Well, my internet problems haven't exactly been solved, but I've managed to find some solutions around them so I can update this blog. Things should be more or less back to normal after my trip out of town this weekend. In the meantime, I have a finally have a review of Little Brother available for posting as well as two more reviews in the pipeline.
Marcus Yallow is a teen hacker living in San Francisco who doesn’t think beyond ditching school to play an ARG. But his world changes forever when terrorists attack his city and the Department of Homeland Security arrests him for being in the wrong place at the wrong time. He becomes even more outraged as security measures enacted by the DHS curtail freedoms and treat everyone like a potential terrorist. Thus begins his personal battle for justice.
It’s hard to miss the theme of this book. Marcus is the consummate underdog outnumbered and outgunned by a runaway Big Brother. The book is set in San Francisco, one of the most ideological and open-minded places in the country. The book reeks with radicalism and rebelliousness. This is not a bad thing. While Little Brother is not exactly subtle, it does say what needs to be said. Doctorow tries to highlight the importance of social and political awareness, not just to the teen set but also for everyone. Doctorow attempts to have a genuine debate on freedom versus security and for the most part he succeeds. Especially for the younger generation that is the target of this novel.
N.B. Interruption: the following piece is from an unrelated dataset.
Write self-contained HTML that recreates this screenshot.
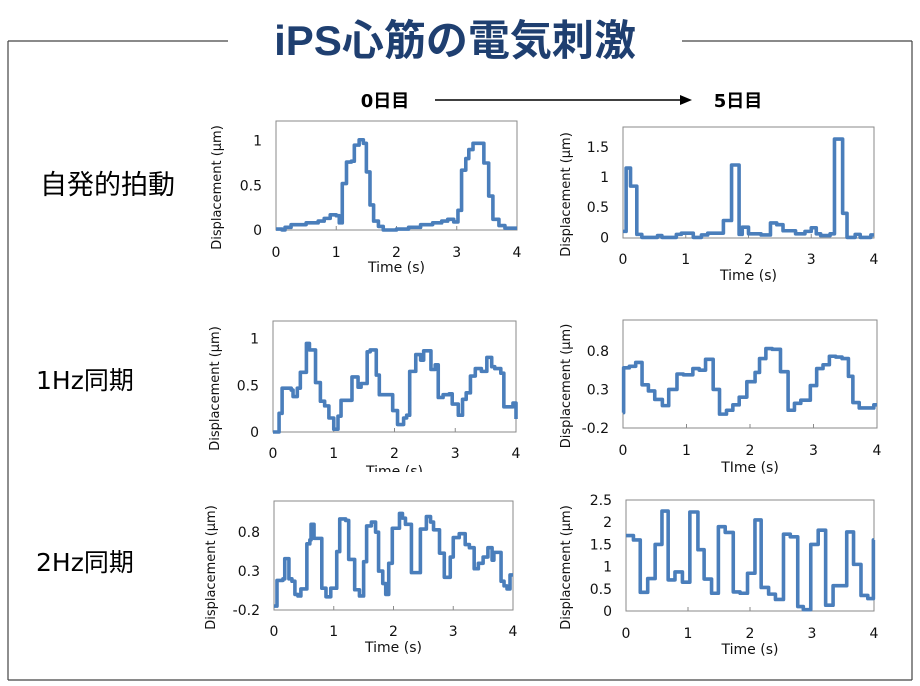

Little Brother is chock full of technical jargon and information dumps, including technology that doesn’t currently exist, so it can be a little tough to get into first. And while it is aimed at teenagers it is a worthwhile read for adults as well. Characters, both young and adult are well written. Some choose to fight like Marcus does, some fear to do anything; others openly support the enhanced security measures. Ultimately though the book is about the importance of freedoms.
Neil Gaiman has said Little Brother is a must-read for teenagers and I agree. It’s also a good story on the dangers of security versus freedom. Recommended.